Gamba

Enciclopedia Dantesca (1970)

gamba

Bruno Basile

Il sostantivo, sempre al plurale per designare gli " arti inferiori ", compare quindici volte nella Commedia, con netta esclusione del Paradiso, certo imputabile alla restrizione che D. impose nell'ultima cantica al linguaggio ‛ comico '.

Le nove attestazioni dell'Inferno ci presentano un'icastica tipologia degli atteggiamenti di questi arti: il movimento vi domina assoluto, così all'interno di una battuta sarcastica (sì non furo accorte / le gambe tue a le giostre dal Toppo, XIII 121), come in una descrizione: a fuggirsi / ali sembiar le gambe loro (XVI 87): cfr. Aen. VII 224 " pedibus timor addidit alas ". Situazione analoga in XIX 23 a ciascun [foro] soperchiava / d'un peccator li piedi e de le gambe / infino al grosso (bene il Buti: " sì che si vedeano li piedi e le gambe infino al polpaccio "), che fa pensare al movimento, come Giuda che 'l capo ha dentro [la bocca di Lucifero] e fuor le gambe mena (XXXIV 63). A parte il caso di XXXIV 90, ove vidili le gambe in sù tenere si riferisce alla torsione compiuta da Virgilio per discendere lungo Lucifero, le altre attestazioni sembrano riferirsi più agli arti che alla dinamica della loro funzione. Questo è evidente in XXII 74 (Draghignazzo... volle dar di piglio / giuso a le gambe) e nella desolata visione di XXVIII 25 Tra le gambe pendevan le minugia. Per stilistica incisività restano impresse le cosce con le gambe e 'l ventre e 'l casso (XXV 74) destinate (v. 106) a divenire coda di un rettile ributtante.

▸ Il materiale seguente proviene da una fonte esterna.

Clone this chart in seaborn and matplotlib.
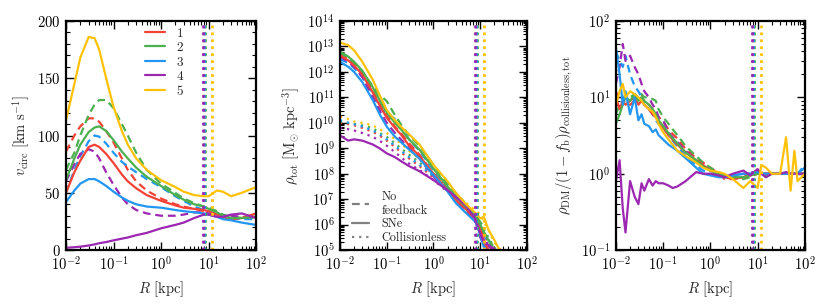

Diversa la situazione del Purgatorio, in cui ogni realismo è attenuato in contesti comparativi o dal sottile rapporto g.-viaggio-salvazione. Divengono pertanto sfumati passi come Lo duca mio... / reverenti mi fé le gambe e 'l ciglio (I 51), con riferimento ad atteggiamento di umiltà; trovammo la roccia sì erta, / che 'ndarno vi sarien le gambe pronte (III 48); mi sentiva / la possa de le gambe posta in triegue (XVII 75); Drizza le gambe, lèvati sù, fratel (XIX 133); e la smagata considerazione: Che hai che... / se' venuto più che mezza lega / velando li occhi e con le gambe avvolte...? (XV 122), a cui darà risposta il poeta (v. 126): passi che ci riportano tutti al concetto dantesco e cristiano di un homo viator sulla via della salvezza, che pare conoscere soste e cedimenti di corpo e di spirito.